Task details =
Retype, exactly as they stand, the lines from the start of the data to the line that contains "const episodes = [10, 20, 30, 40, 50, 60];", both ends included. Leave the pictures out.

Dataset extract =
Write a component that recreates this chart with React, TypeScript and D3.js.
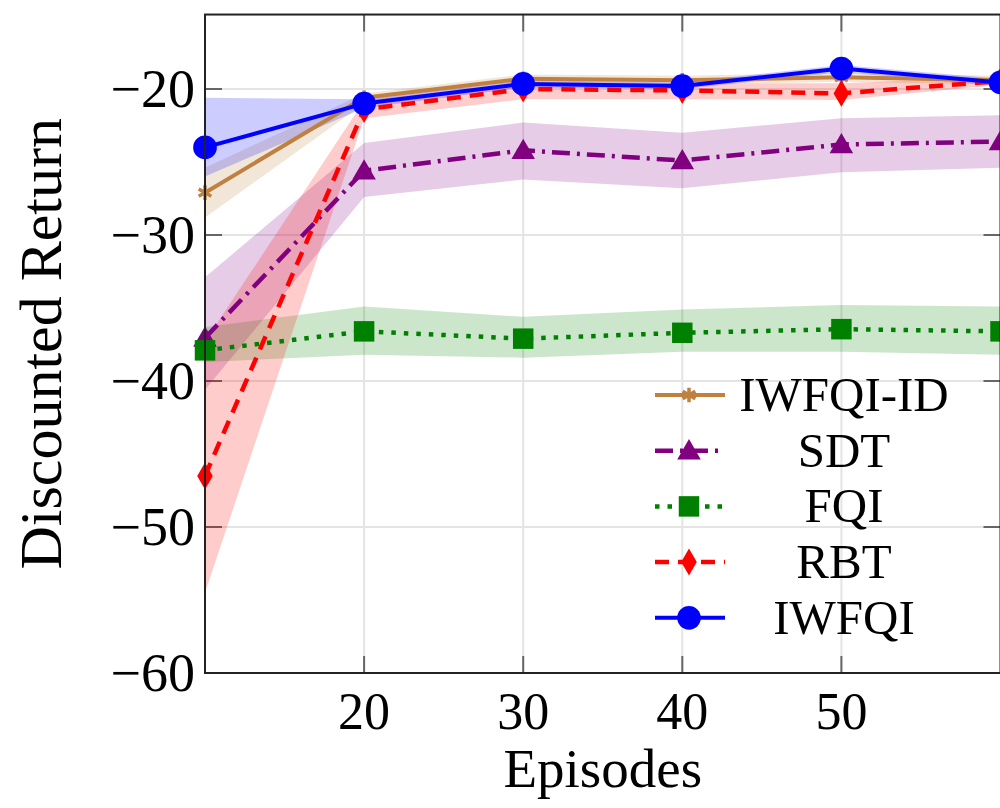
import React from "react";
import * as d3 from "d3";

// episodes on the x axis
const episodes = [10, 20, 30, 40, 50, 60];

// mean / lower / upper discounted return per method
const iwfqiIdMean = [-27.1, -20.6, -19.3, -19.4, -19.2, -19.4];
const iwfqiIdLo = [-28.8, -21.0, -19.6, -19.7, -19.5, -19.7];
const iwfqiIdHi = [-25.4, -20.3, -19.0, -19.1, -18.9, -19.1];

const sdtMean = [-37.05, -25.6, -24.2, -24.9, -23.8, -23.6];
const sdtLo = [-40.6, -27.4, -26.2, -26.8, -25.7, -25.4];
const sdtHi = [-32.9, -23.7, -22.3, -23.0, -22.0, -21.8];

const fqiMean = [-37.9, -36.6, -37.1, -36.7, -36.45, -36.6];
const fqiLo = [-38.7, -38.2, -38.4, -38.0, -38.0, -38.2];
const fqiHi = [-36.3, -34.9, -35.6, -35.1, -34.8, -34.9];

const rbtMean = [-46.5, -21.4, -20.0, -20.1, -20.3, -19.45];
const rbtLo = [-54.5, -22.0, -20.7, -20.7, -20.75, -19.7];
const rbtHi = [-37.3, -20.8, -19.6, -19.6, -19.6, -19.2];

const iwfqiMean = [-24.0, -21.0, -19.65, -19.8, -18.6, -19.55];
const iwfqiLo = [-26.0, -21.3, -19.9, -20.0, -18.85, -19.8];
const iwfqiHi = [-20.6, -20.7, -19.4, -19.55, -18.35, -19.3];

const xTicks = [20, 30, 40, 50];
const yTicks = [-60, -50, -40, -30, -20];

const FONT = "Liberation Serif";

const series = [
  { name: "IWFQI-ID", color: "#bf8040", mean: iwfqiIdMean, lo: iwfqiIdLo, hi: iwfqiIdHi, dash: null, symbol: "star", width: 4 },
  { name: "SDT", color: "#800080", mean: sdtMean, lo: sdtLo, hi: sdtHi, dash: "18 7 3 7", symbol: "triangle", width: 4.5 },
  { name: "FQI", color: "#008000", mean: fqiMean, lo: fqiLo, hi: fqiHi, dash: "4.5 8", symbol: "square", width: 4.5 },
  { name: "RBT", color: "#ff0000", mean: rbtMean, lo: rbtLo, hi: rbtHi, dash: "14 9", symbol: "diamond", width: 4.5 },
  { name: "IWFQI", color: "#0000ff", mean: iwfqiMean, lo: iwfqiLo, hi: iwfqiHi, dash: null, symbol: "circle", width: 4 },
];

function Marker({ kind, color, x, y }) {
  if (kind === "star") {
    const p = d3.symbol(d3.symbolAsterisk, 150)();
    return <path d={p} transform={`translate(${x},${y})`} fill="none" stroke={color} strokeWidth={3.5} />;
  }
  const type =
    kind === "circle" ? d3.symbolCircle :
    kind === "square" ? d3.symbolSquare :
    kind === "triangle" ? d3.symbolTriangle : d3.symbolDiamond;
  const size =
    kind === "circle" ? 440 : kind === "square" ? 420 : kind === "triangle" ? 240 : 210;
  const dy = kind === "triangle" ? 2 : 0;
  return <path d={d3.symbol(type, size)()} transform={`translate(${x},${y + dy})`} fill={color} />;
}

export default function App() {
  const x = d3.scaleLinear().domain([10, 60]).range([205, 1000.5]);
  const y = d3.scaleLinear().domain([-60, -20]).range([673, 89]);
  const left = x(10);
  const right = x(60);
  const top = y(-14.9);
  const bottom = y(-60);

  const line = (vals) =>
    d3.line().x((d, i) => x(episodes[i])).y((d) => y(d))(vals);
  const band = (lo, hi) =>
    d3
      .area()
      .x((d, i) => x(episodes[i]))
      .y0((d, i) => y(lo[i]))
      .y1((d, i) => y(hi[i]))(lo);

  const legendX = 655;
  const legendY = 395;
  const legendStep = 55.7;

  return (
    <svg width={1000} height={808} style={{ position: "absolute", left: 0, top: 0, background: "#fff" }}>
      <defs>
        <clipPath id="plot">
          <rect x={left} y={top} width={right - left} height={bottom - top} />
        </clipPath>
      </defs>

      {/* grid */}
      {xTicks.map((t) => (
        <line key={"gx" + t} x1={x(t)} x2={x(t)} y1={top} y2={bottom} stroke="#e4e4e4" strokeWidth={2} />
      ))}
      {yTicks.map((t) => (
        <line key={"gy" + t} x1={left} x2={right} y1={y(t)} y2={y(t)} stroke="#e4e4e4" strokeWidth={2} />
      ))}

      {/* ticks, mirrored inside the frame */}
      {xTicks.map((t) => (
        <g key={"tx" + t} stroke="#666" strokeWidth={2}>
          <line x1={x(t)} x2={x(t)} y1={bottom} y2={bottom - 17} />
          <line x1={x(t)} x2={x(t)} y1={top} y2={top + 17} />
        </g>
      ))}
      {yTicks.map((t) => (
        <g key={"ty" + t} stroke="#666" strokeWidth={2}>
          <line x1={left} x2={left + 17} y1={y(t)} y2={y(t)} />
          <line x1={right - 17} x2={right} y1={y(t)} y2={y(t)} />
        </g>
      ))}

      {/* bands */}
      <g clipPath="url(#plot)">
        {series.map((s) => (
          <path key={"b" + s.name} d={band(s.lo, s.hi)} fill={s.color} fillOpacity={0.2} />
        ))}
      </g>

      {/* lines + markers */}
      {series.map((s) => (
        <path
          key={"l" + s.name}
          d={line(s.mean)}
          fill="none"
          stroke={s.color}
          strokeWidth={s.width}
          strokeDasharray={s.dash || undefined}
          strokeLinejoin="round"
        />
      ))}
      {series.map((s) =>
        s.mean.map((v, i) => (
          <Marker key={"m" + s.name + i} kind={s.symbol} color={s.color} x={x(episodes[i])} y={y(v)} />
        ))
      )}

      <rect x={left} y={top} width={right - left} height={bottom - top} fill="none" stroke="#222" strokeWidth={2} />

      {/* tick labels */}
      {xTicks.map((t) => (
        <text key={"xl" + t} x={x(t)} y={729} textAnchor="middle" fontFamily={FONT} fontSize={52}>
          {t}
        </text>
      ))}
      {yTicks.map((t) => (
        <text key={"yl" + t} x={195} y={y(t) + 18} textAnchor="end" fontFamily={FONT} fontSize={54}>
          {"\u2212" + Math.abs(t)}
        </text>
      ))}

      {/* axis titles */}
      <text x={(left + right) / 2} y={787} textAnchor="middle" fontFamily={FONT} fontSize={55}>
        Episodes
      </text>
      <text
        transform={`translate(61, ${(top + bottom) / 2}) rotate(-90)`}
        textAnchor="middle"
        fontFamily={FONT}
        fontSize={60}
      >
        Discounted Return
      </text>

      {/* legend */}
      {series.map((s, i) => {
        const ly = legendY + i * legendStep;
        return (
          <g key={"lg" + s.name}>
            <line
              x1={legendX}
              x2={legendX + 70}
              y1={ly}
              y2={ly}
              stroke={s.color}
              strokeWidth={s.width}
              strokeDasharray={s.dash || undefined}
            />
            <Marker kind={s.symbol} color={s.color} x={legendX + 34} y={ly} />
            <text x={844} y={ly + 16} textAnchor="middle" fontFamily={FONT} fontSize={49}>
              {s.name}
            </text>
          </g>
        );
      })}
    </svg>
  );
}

Response to this exercise =
Write a component that recreates this chart with React, TypeScript and D3.js.
import React from "react";
import * as d3 from "d3";

// episodes on the x axis
const episodes = [10, 20, 30, 40, 50, 60];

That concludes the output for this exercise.